Removing quotes in file helpers

I have a .csv file(I have no control over the data) and for some reason it has everything in quotes.
"Date","Description","Original Description","Amount","Type","Category","Name","Labels","Notes"
"2/02/2012","ac","ac","515.00","a","b","","javascript://"
"2/02/2012","test","test","40.00","a","d","c",""," "
I am using filehelpers and I am wondering what the best way to remove all these quotes would be? Is there something that says "if I see quotes remove. If no quotes found do nothing"?
This messes with the data as I will have "\"515.00\"" with unneeded extra quotes(especially since I want in this case it to be a decimal not a string".
I am also not sure what the "javascript" is all about and why it was generated but this is from a service I have no control over.
edit
this is how I consume the csv file.
using (TextReader textReader = new StreamReader(stream))
{
engine.ErrorManager.ErrorMode = ErrorMode.SaveAndContinue;
object[] transactions = engine.ReadStream(textReader);
}
You can use the FieldQuoted attribute described best on the attributes page here. Note that the attribute can be applied to any FileHelpers field (even if it type Decimal). (Remember that the FileHelpers class describes the spec for your import file.. So when you mark a Decimal field as FieldQuoted, you are saying in the file, this field will be quoted.)
You can even specify whether or not the quotes are optional with
[FieldQuoted('"', QuoteMode.OptionalForBoth)]
Here is a console application which works with your data:
class Program
{
[DelimitedRecord(",")]
[IgnoreFirst(1)]
public class Format1
{
[FieldQuoted]
[FieldConverter(ConverterKind.Date, "d/M/yyyy")]
public DateTime Date;
[FieldQuoted]
public string Description;
[FieldQuoted]
public string OriginalDescription;
[FieldQuoted]
public Decimal Amount;
[FieldQuoted]
public string Type;
[FieldQuoted]
public string Category;
[FieldQuoted]
public string Name;
[FieldQuoted]
public string Labels;
[FieldQuoted]
[FieldOptional]
public string Notes;
}
static void Main(string[] args)
{
var engine = new FileHelperEngine(typeof(Format1));
// read in the data
object[] importedObjects = engine.ReadString(#"""Date"",""Description"",""Original Description"",""Amount"",""Type"",""Category"",""Name"",""Labels"",""Notes""

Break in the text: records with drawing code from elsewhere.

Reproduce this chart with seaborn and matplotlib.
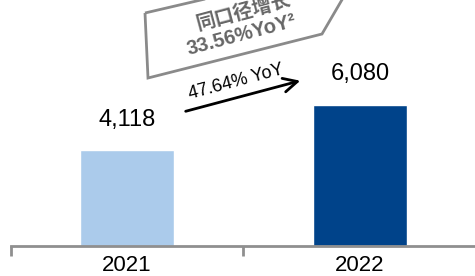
import matplotlib
matplotlib.use("Agg")

import matplotlib.pyplot as plt
import pandas as pd
import seaborn as sns
from matplotlib.patches import FancyArrowPatch, Polygon
from matplotlib.ticker import FixedLocator

# ── data ───────────────────────────────────────────────────────────────────
years = ["2021", "2022"]
revenue = [4118, 6080]
bar_colors = ["#ABCBEB", "#00438A"]
growth_label = "47.64% YoY"
like_for_like_title = "同口径增长"
like_for_like_label = "33.56%YoY²"
unit_label = "(人民币百万元)"

sns.set_style("white")
plt.rcParams["font.family"] = ["Liberation Sans", "Noto Sans CJK SC", "DejaVu Sans"]

W, H = 475, 276
fig = plt.figure(figsize=(W / 100, H / 100), dpi=100)
ax = fig.add_axes([10.5 / W, 1 - 245.5 / H, 466 / W, 245.5 / H])


def fx(px):
    return px / W


def fy(py):
    return 1 - py / H


df = pd.DataFrame({"year": years, "revenue": revenue})
sns.barplot(data=df, x="year", y="revenue", hue="year", palette=bar_colors,
            width=0.4, legend=False, saturation=1, ax=ax)

ax.set_xlim(-0.5, 1.5)
ax.set_ylim(0, 10600)
ax.set_xlabel("")
ax.set_ylabel("")
ax.set_yticks([])
for s in ["top", "right", "left"]:
    ax.spines[s].set_visible(False)
ax.spines["bottom"].set_color("#8F8F8F")
ax.spines["bottom"].set_linewidth(2)

ax.xaxis.set_minor_locator(FixedLocator([-0.5, 0.5, 1.5]))
ax.tick_params(axis="x", which="minor", length=7, width=2, color="#8F8F8F",
               direction="out", bottom=True)
ax.tick_params(axis="x", which="major", length=0, labelsize=16, pad=7,
               labelcolor="black")

# value labels
for i, v in enumerate(revenue):
    ax.annotate(f"{v:,}", (i, v), xytext=(0, 14), textcoords="offset points",
                ha="center", va="bottom", fontsize=17, color="black")

# growth arrow
fig.add_artist(FancyArrowPatch(
    (fx(183), fy(112)), (fx(303), fy(80)), transform=fig.transFigure,
    arrowstyle="->,head_length=10,head_width=5", lw=2, color="black",
    mutation_scale=1))
fig.text(fx(236), fy(82), growth_label, rotation=15, ha="center", va="center",
         fontsize=13, color="black", rotation_mode="anchor")

# like-for-like callout box
box = Polygon([(fx(145), fy(13)), (fx(148), fy(78)), (fx(322), fy(34)),
               (fx(364), fy(-38))],
              closed=True, fill=False, edgecolor="#8A8A8A", lw=2,
              joinstyle="miter", transform=fig.transFigure)
fig.add_artist(box)
fig.text(fx(244), fy(12), like_for_like_title, rotation=15, ha="center",
         va="center", fontsize=14, fontweight="bold", color="#666666",
         rotation_mode="anchor")
fig.text(fx(241), fy(35), like_for_like_label, rotation=15, ha="center",
         va="center", fontsize=14.5, fontweight="bold", color="#666666",
         rotation_mode="anchor")

# unit label, cut off by the top edge as in the source
fig.text(fx(2), fy(0.5), unit_label, ha="left", va="bottom", fontsize=10,
         color="black")

fig.savefig("out.png", dpi=100)
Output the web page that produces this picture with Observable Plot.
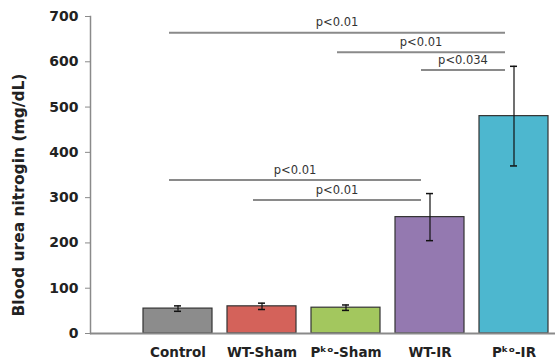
<!DOCTYPE html>
<html>
<head>
<meta charset="utf-8">
<script src="https://cdn.jsdelivr.net/npm/d3@7"></script>
<script src="https://cdn.jsdelivr.net/npm/@observablehq/plot@0.6"></script>
<style>
  html, body { margin: 0; padding: 0; background: #fff; }
</style>
</head>
<body>
<div id="chart"></div>
<script>
const groups = ["Control", "WT-Sham", "Pᵏᵒ-Sham", "WT-IR", "Pᵏᵒ-IR"];
const means = [55, 60, 57, 257, 480];
const errors = [6, 7, 6, 52, 110];
const colors = ["#8c8c8c", "#d4625a", "#a3c75e", "#9479b0", "#4db7cf"];
const yTicks = [0, 100, 200, 300, 400, 500, 600, 700];

const cmpFrom = ["Control", "Pᵏᵒ-Sham", "WT-IR", "Control", "WT-Sham"];
const cmpTo = ["Pᵏᵒ-IR", "Pᵏᵒ-IR", "Pᵏᵒ-IR", "WT-IR", "WT-IR"];
const cmpY = [664, 621, 582, 339, 295];
const cmpLabels = ["p<0.01", "p<0.01", "p<0.034", "p<0.01", "p<0.01"];

const data = groups.map((g, i) => ({group: g, mean: means[i], err: errors[i], color: colors[i]}));
const cmps = cmpFrom.map((f, i) => ({from: f, to: cmpTo[i], y: cmpY[i], label: cmpLabels[i]}));

const chart = Plot.plot({
  width: 558,
  height: 359,
  marginTop: 16,
  marginBottom: 26,
  marginLeft: 90,
  marginRight: 3,
  style: {fontFamily: "DejaVu Sans", background: "#fff", color: "#222"},
  x: {domain: groups, range: [135, 555], paddingInner: 0.18, paddingOuter: 0.09, label: null},
  y: {domain: [0, 700], label: null},
  marks: [
    Plot.frame({anchor: "left", stroke: "#8a8a8a", strokeWidth: 1.5}),
    Plot.axisY({ticks: yTicks, tickSize: 5, tickPadding: 7, fontSize: 14, fontWeight: "bold", stroke: "#8a8a8a", label: null}),
    Plot.axisX({tickSize: 0, tickPadding: 14, fontSize: 13.5, fontWeight: "bold", label: null}),
    Plot.barY(data, {x: "group", y: "mean", fill: "color", stroke: "#333", strokeWidth: 1.2}),
    Plot.ruleX(data, {x: "group", y1: d => d.mean - d.err, y2: d => d.mean + d.err, stroke: "#111", strokeWidth: 1.2}),
    Plot.tickY(data, {x: "group", y: d => d.mean + d.err, stroke: "#111", strokeWidth: 1.5, insetLeft: 31, insetRight: 31}),
    Plot.tickY(data, {x: "group", y: d => d.mean - d.err, stroke: "#111", strokeWidth: 1.5, insetLeft: 31, insetRight: 31}),
    Plot.ruleY([0], {stroke: "#8a8a8a", strokeWidth: 2}),
    Plot.link(cmps, {x1: "from", x2: "to", y1: "y", y2: "y", dx: -9, stroke: "#8a8a8a", strokeWidth: 2}),
    Plot.text(cmps, {
      x: "from", y: "y", text: "label", dy: -10, dx: -9, fontSize: 11.5, fill: "#333",
      render(index, scales, values, dimensions, context, next) {
        const X = Float64Array.from(cmps, d => (scales.x(d.from) + scales.x(d.to)) / 2);
        return next(index, scales, {...values, x: X}, dimensions, context);
      }
    }),
    Plot.text(["Blood urea nitrogin (mg/dL)"], {frameAnchor: "left", textAnchor: "middle", rotate: -90, dx: -71, dy: 20, fontSize: 15.5, fontWeight: "bold", fill: "#222"})
  ]
});
document.getElementById("chart").appendChild(chart);
</script>
</body>
</html>
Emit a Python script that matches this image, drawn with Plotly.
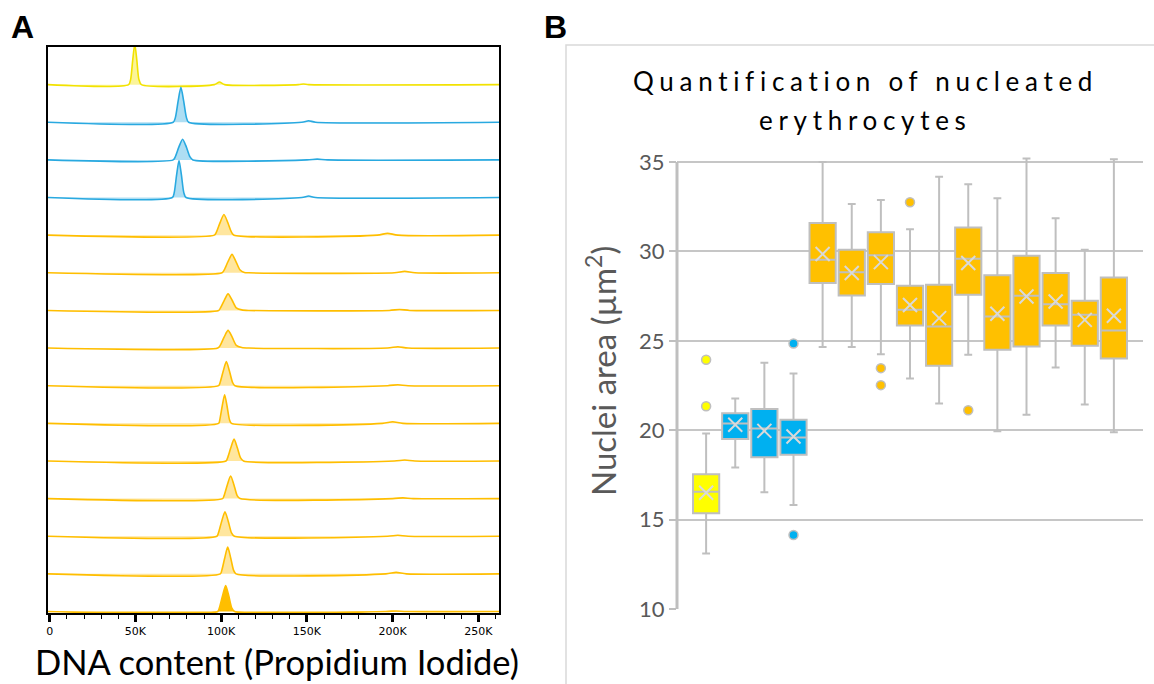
import plotly.graph_objects as go

W, H = 1154, 684

# ---------------- data ----------------
SAMPLES = [f"S{i}" for i in range(1, 16)]
GROUPS = ["yellow", "blue", "blue", "blue"] + ["orange"] * 11

# Panel A: DNA content histograms (x in thousands, height in row units)
DNA_X = [
    [-1, 46.0, 47.2, 48.4, 49.6, 50.8, 52.0, 53.5, 96, 99, 102, 145, 148, 151, 262],
    [-1, 72.0, 73.3, 74.9, 76.5, 78.1, 79.7, 81.0, 147, 151, 155, 262],
    [-1, 72.0, 73.2, 75.3, 77.5, 79.7, 81.8, 83.5, 150, 156, 162, 262],
    [-1, 71.5, 72.6, 74.0, 75.4, 76.8, 78.2, 79.5, 147, 151, 155, 262],
    [-1, 96.0, 97.2, 99.4, 101.6, 103.8, 106.0, 107.5, 191, 197, 203, 262],
    [-1, 100.5, 101.7, 104.0, 106.3, 108.6, 110.9, 113.5, 116, 201, 207, 213, 262],
    [-1, 98.5, 99.5, 101.8, 104.0, 106.4, 108.8, 112.0, 116, 198, 204, 210, 262],
    [-1, 98.0, 99.3, 101.7, 104.0, 106.4, 108.8, 112.0, 116, 197, 203, 209, 262],
    [-1, 98.5, 99.4, 101.2, 103.0, 104.8, 106.6, 108.0, 197, 203, 209, 262],
    [-1, 98.5, 99.2, 100.6, 102.0, 103.4, 104.8, 106.0, 194, 200, 206, 262],
    [-1, 102.8, 103.7, 105.6, 107.5, 109.4, 111.3, 113.0, 201, 207, 213, 262],
    [-1, 100.8, 101.7, 103.6, 105.5, 107.4, 109.3, 111.0, 200, 206, 212, 262],
    [-1, 97.5, 98.4, 100.3, 102.2, 104.1, 106.0, 107.7, 197, 203, 209, 262],
    [-1, 99.5, 100.4, 102.1, 103.8, 105.5, 107.2, 108.6, 196, 202, 208, 262],
    [-1, 98.0, 98.9, 100.8, 102.6, 104.4, 106.2, 107.8, 196, 202, 208, 262],
]
DNA_H = [
    [0, 0, 0.14, 0.65, 1.08, 0.65, 0.14, 0, 0, 0.07, 0, 0, 0.015, 0, 0],
    [0, 0, 0.13, 0.57, 0.93, 0.57, 0.13, 0, 0, 0.04, 0, 0],
    [0, 0, 0.08, 0.34, 0.55, 0.34, 0.08, 0, 0, 0.02, 0, 0],
    [0, 0, 0.13, 0.60, 0.98, 0.60, 0.13, 0, 0, 0.04, 0, 0],
    [0, 0, 0.08, 0.34, 0.55, 0.34, 0.08, 0, 0, 0.05, 0, 0],
    [0, 0, 0.07, 0.30, 0.49, 0.30, 0.08, 0.01, 0, 0, 0.04, 0, 0],
    [0, 0, 0.06, 0.27, 0.44, 0.27, 0.07, 0.015, 0, 0, 0.025, 0, 0],
    [0, 0, 0.06, 0.29, 0.47, 0.29, 0.07, 0.015, 0, 0, 0.035, 0, 0],
    [0, 0, 0.09, 0.39, 0.64, 0.39, 0.09, 0, 0, 0.025, 0, 0],
    [0, 0, 0.10, 0.46, 0.76, 0.46, 0.10, 0, 0, 0.04, 0, 0],
    [0, 0, 0.08, 0.35, 0.58, 0.35, 0.08, 0, 0, 0.025, 0, 0],
    [0, 0, 0.08, 0.37, 0.60, 0.37, 0.08, 0, 0, 0.02, 0, 0],
    [0, 0, 0.09, 0.40, 0.65, 0.40, 0.09, 0, 0, 0.025, 0, 0],
    [0, 0, 0.10, 0.43, 0.71, 0.43, 0.10, 0, 0, 0.04, 0, 0],
    [0, 0, 0.09, 0.42, 0.69, 0.42, 0.09, 0, 0, 0.015, 0, 0],
]
DNA_TICKVALS = [0, 50, 100, 150, 200, 250]
DNA_TICKTEXT = ["0", "50K", "100K", "150K", "200K", "250K"]

# Panel B: nuclei area box statistics (µm²)
Q1 = [15.35, 19.51, 18.49, 18.62, 28.23, 27.54, 28.17, 25.86, 23.60, 27.57, 24.50, 24.68, 25.86, 24.72, 24.01]
MEDIAN = [16.56, 20.37, 20.09, 19.59, 29.53, 28.84, 29.78, 26.74, 25.80, 29.59, 26.36, 27.52, 27.05, 26.45, 25.58]
Q3 = [17.54, 20.95, 21.18, 20.58, 31.59, 30.09, 31.07, 28.08, 28.13, 31.33, 28.66, 29.76, 28.79, 27.24, 28.54]
LOWER = [13.10, 17.91, 16.53, 15.82, 24.66, 24.66, 24.25, 22.89, 21.49, 24.22, 19.94, 20.86, 23.50, 21.44, 19.89]
UPPER = [19.81, 21.77, 23.77, 23.17, 35.00, 32.65, 32.87, 31.24, 34.18, 33.75, 32.97, 35.20, 31.85, 30.09, 35.15]
MEAN = [16.50, 20.30, 19.96, 19.65, 29.85, 28.79, 29.40, 27.00, 26.27, 29.35, 26.51, 27.48, 27.20, 26.17, 26.40]
OUTLIER_SAMPLE = ["S1", "S1", "S4", "S4", "S7", "S7", "S8", "S10"]
OUTLIER_VALUE = [23.94, 21.34, 24.85, 14.14, 23.47, 22.52, 32.75, 21.12]
B_TICKS = [10, 15, 20, 25, 30, 35]

# ---------------- styles ----------------
LINE_COL = {"yellow": "#F2E200", "blue": "#29A9E0", "orange": "#FFBE00"}
FILL_COL = {"yellow": "rgba(245,228,0,0.40)", "blue": "rgba(41,169,224,0.38)",
            "orange": "rgba(255,190,0,0.38)"}
BOX_COL = {"yellow": "#FFFF00", "blue": "#00B0F0", "orange": "#FFC000"}
GRID = "#C6C6C6"
TXT_GRAY = "#595959"

fig = go.Figure()

# ---------- Panel A ----------
n = len(SAMPLES)
for i in range(n):
    g = GROUPS[i]
    base = n - 1 - i
    fill = FILL_COL[g] if i < n - 1 else LINE_COL[g]
    fig.add_trace(go.Scatter(
        x=DNA_X[i], y=[base + h for h in DNA_H[i]],
        mode="lines", line=dict(color=LINE_COL[g], width=1.6, shape="spline", smoothing=0.7),
        fill="toself", fillcolor=fill, xaxis="x", yaxis="y",
        hoverinfo="skip", showlegend=False))

# ---------- Panel B ----------
for g in ["yellow", "blue", "orange"]:
    idx = [i for i in range(n) if GROUPS[i] == g]
    fig.add_trace(go.Box(
        x=[SAMPLES[i] for i in idx],
        q1=[Q1[i] for i in idx], median=[MEDIAN[i] for i in idx], q3=[Q3[i] for i in idx],
        lowerfence=[LOWER[i] for i in idx], upperfence=[UPPER[i] for i in idx],
        fillcolor=BOX_COL[g], line=dict(color="#BFBFBF", width=2),
        width=0.9, whiskerwidth=0.3, boxpoints=False,
        xaxis="x2", yaxis="y2", hoverinfo="skip", showlegend=False))

fig.add_trace(go.Scatter(
    x=SAMPLES, y=MEAN, mode="markers",
    marker=dict(symbol="x-thin", size=14, line=dict(color="#D9D9D9", width=2)),
    xaxis="x2", yaxis="y2", hoverinfo="skip", showlegend=False))

samp_group = dict(zip(SAMPLES, GROUPS))
fig.add_trace(go.Scatter(
    x=OUTLIER_SAMPLE, y=OUTLIER_VALUE, mode="markers",
    marker=dict(symbol="circle", size=9,
                color=[BOX_COL[samp_group[s]] for s in OUTLIER_SAMPLE],
                line=dict(color="#BFBFBF", width=1.5)),
    xaxis="x2", yaxis="y2", hoverinfo="skip", showlegend=False))

# ---------- layout ----------
def fx(p):
    return p / W


def fy(p):
    return 1 - p / H


ytop_b = 35.6
fig.update_layout(
    width=W, height=H, autosize=False,
    margin=dict(l=0, r=0, t=0, b=0, pad=0, autoexpand=False),
    paper_bgcolor="white", plot_bgcolor="white",
    boxmode="overlay", showlegend=False,
    xaxis=dict(domain=[fx(48), fx(499)], range=[-1, 262], automargin=False,
               showline=True, mirror=True, linecolor="black", linewidth=1.5,
               ticks="outside", ticklen=7, tickwidth=2.5, tickcolor="black",
               tickvals=DNA_TICKVALS, ticktext=DNA_TICKTEXT,
               tickfont=dict(family="DejaVu Sans", size=11, color="black"),
               minor=dict(ticks="outside", dtick=10, tick0=0, ticklen=4, tickwidth=1,
                          tickcolor="black", showgrid=False),
               showgrid=False, zeroline=False, anchor="y"),
    yaxis=dict(domain=[fy(613), fy(47)], range=[-0.04, 15], automargin=False,
               showline=True, mirror=True, linecolor="black", linewidth=1.5,
               showticklabels=False, ticks="", showgrid=False, zeroline=False, anchor="x"),
    xaxis2=dict(domain=[fx(677), fx(1143)], type="category", categoryorder="array",
                categoryarray=SAMPLES, range=[-1, 15], automargin=False,
                showticklabels=False, ticks="", showgrid=False, zeroline=False,
                showline=False, anchor="y2"),
    yaxis2=dict(domain=[fy(609), fy(162 - (ytop_b - 35) * 447 / 25)], range=[10, ytop_b],
                automargin=False,
                tickvals=B_TICKS, showgrid=True, gridcolor=GRID, gridwidth=1.5,
                ticks="outside", ticklen=7, tickwidth=2, tickcolor="#BFBFBF",
                tickfont=dict(family="Lato", size=22, color=TXT_GRAY),
                showline=False, zeroline=False, anchor="x2"),
    shapes=[
        dict(type="rect", xref="paper", yref="paper", x0=fx(566), x1=1.02, y0=-0.02, y1=fy(45),
             line=dict(color="#D9D9D9", width=1.5), fillcolor="rgba(0,0,0,0)", layer="below"),
        dict(type="line", xref="x2 domain", yref="y2", x0=0, x1=0, y0=10, y1=35,
             line=dict(color="#BFBFBF", width=3)),
    ],
    annotations=[
        dict(text="<b>A</b>", x=fx(22), y=fy(27), xref="paper", yref="paper",
             showarrow=False, xanchor="center", yanchor="middle",
             font=dict(family="Liberation Sans", size=32, color="black")),
        dict(text="<b>B</b>", x=fx(555), y=fy(27), xref="paper", yref="paper",
             showarrow=False, xanchor="center", yanchor="middle",
             font=dict(family="Liberation Sans", size=32, color="black")),
        dict(text="DNA content (Propidium Iodide)", x=fx(277), y=fy(661),
             xref="paper", yref="paper", showarrow=False, xanchor="center", yanchor="middle",
             font=dict(family="Lato", size=34.5, color="black")),
        dict(text='<span style="letter-spacing:5.7px">Quantification of nucleated</span>',
             x=fx(865), y=fy(81), xref="paper", yref="paper", showarrow=False,
             xanchor="center", yanchor="middle",
             font=dict(family="Lato", size=26, color="black")),
        dict(text='<span style="letter-spacing:5.7px">erythrocytes</span>',
             x=fx(865), y=fy(120), xref="paper", yref="paper", showarrow=False,
             xanchor="center", yanchor="middle",
             font=dict(family="Lato", size=26, color="black")),
        dict(text="Nuclei area (µm<sup>2</sup>)", x=fx(601), y=fy(371),
             xref="paper", yref="paper", showarrow=False, textangle=-90,
             xanchor="center", yanchor="middle",
             font=dict(family="Lato", size=33, color=TXT_GRAY)),
    ],
)

fig.write_html("out.html")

""2/02/2012"",""ac"",""ac"",""515.00"",""a"",""b"","""",""javascript://""
""2/02/2012"",""test"",""test"",""40.00"",""a"",""d"",""c"","""","" """);
// check that 2 records were imported
Assert.AreEqual(2, importedObjects.Length);
// check the values for the first record
Format1 customer1 = (Format1)importedObjects[0];
Assert.AreEqual(DateTime.Parse("2/02/2012"), customer1.Date);
Assert.AreEqual("ac", customer1.Description);
Assert.AreEqual("ac", customer1.OriginalDescription);
Assert.AreEqual(515.00, customer1.Amount);
Assert.AreEqual("a", customer1.Type);
Assert.AreEqual("b", customer1.Category);
Assert.AreEqual("", customer1.Name);
Assert.AreEqual("javascript://", customer1.Labels);
Assert.AreEqual("", customer1.Notes);
// check the values for the second record
Format1 customer2 = (Format1)importedObjects[1];
Assert.AreEqual(DateTime.Parse("2/02/2012"), customer2.Date);
Assert.AreEqual("test", customer2.Description);
Assert.AreEqual("test", customer2.OriginalDescription);
Assert.AreEqual(40.00, customer2.Amount);
Assert.AreEqual("a", customer2.Type);
Assert.AreEqual("d", customer2.Category);
Assert.AreEqual("c", customer2.Name);
Assert.AreEqual("", customer2.Labels);
Assert.AreEqual(" ", customer2.Notes);
}
}
(Note, your first line of data seems to have 8 fields instead of 9, so I marked the Notes field with FieldOptional).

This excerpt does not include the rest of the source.